The next matter to be negotiated was supper, of which the aspect of the place gave no great promise. The landlady was a thin, wiry, black, voluble Tuscan. "Have you beef?—Have you cheese?—Have you macaroni?"—inquired several voices in succession. "Oh, she had all these, and a great many dainties besides, in the morning; but the flood,—the flood!" The same flood, however, which had swept off our hostess's larder, had swept in a great deal of good company, and she was evidently resolved on setting the one evil over against the other. She now showered upon us a long, rapid, and vehement address; and he who has not heard the Tuscan discourse does not know what volubility is. "What does she say?" I inquired at one of my two Russian friends. "She says very many words," he replied, "but the meaning is moneys, moneys." "Have you any coffee?" I asked. "Oh, coffee! delightful coffee; but it had gone sailing down the flood." "And it carried off the eggs too, I suppose?" "No; I have eggs." We resolved to sup on eggs. A fire of logs was kindled up stairs, and a table was extemporized out of some deals. In a quarter of an hour in came our supper,—black bread, fried eggs, and a skein of wine. We fell to; but, alack! what from the smut of the chimney and the dust of the pan, the eggs were done in the chiaro scuro style; the wine had so villanous a twang, that a few sips of it contented me; and the bread, black as it was, was the only thing palatable. I got the landlady persuaded to boil me an egg; and though the Italian peasants only dip their eggs in hot water, and serve them up raw, it was preferable to the conglomerate of the pan. We made merry, however, over our poor meal and the grateful warmth of the fire; and somewhere towards midnight we entertained the question of going to bed. We had avoided the topic as long as possible, from a foreboding that our hostess would present us with some rueful tale of blankets lost in the flood. Besides, we were not without misgivings that, should the clouds return and the river rise as before, house and all might follow the other things down the stream, and no one could tell where we might find ourselves on awakening. On broaching the subject, however, we found to our delight, that cribs, couches, shakedowns, and all sorts of contrivances, with store of cloaks, garments, and blankets, had been got ready for our use.

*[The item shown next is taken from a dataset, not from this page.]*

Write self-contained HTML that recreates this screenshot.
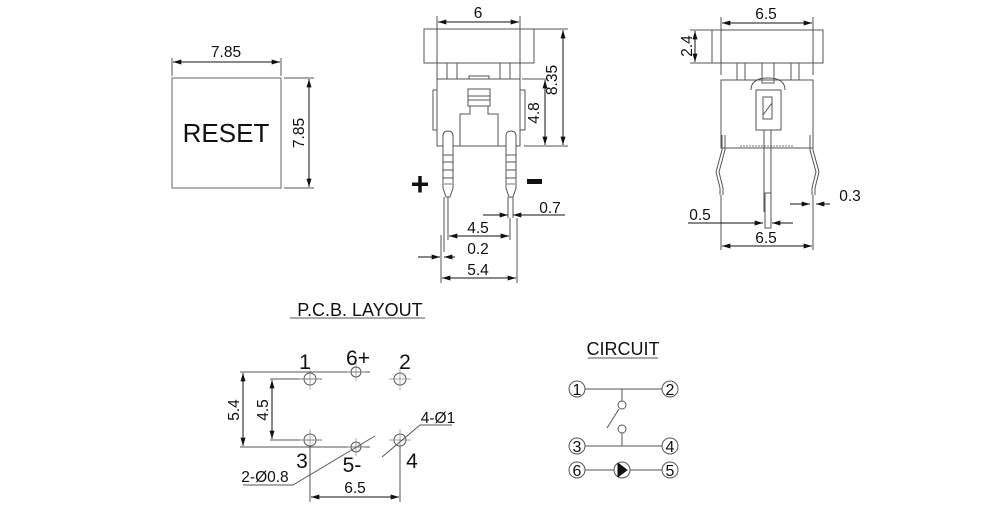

We were told off into parties; and the first to be sorted were the two Russians, an Italian, and myself. We four were shown into a room, which, to our great surprise, contained two excellent four-posted beds, one of which was allotted to the two Russian gentlemen, and the other to the Italian and myself. Our mode of turning in was somewhat novel. The Russians put away simply their greatcoats, and lay down beneath the coverlet. My bed-fellow the Italian took up a position for the night by throwing himself, as he was, on the top of the bed-clothes. Not approving of either mode, I slipped off both greatcoat and coat, and, covering myself with the blankets, soon forgot in sleep all the mishaps of the day.

The voice of the conducteur shouting at the door of our apartment awakened us before day-break. Our company mustered with what haste they could, and we again betook us to the road,

"While the still morn went out with sandals gray."

The path lay along the banks of the torrent Carza, and the valley we found frightfully scarred by the flood of the former day. Fierce torrents rushing from the hills had torn the fences, ploughed up the road, piled up hillocks of mud among the vineyards, and covered with barren sand, or strewn with stones, many an acre of fine meadow. Had we attempted the path in the darkness, our course must have found a speedy termination. At length, ascending a steep hill, we found ourselves overlooking the valley of the Arno.

Every traveller taxes his descriptive powers to the utmost to paint the view from this hill-top; and I verily believe that, seen under a cloudless sky, it is one of the most enchanting landscapes in the world. The numberless conical hills,—the white villas and villages, which lie as thick as if the soil had produced them,—the silvery stream of the Arno,—the rich chestnut and olive woods,—the domes of the Italian Athens,—the songs,—the fragrance,—and the great wall of the Apennines bounding all,—must present a picture of rare magnificence. But I saw it under different conditions, and must needs describe it as it appeared.

Sub-Apennine Italy was before me, and it seemed the Italy I had dreamed of, could I only see it; but, alas! it was blotted with mists, and overshadowed by a black canopy of cloud. Outspread, far as the eye could extend southward, was a landscape of ridges and conical tops, separated by winding wreaths of white mist, giving to the country the aspect of an ocean broken up into creeks, and bays, and channels, with no end of islands. The hills were covered to their very summits with the richest vegetation; and the multitude of villages sprinkled over them lent them an air of great animation. The great chain of the Apennines, with rolling masses of cloud on its summits, ran along on the east, and formed the bounding wall of the prospect. Below us there floated on the surface of the mist an immense dome, looking like a balloon of huge size about to ascend into the air. It did not ascend, however; but, surrounded by several tall shafts and towers which rose silently out of the mist, it remained suspended over the same spot. Like a buoy at sea affixed to the place where some noble vessel lies entombed, this dome told us that engulphed in this ocean of vapour lay Florence, with her rich treasures of art, and her many stirring recollections and traditions.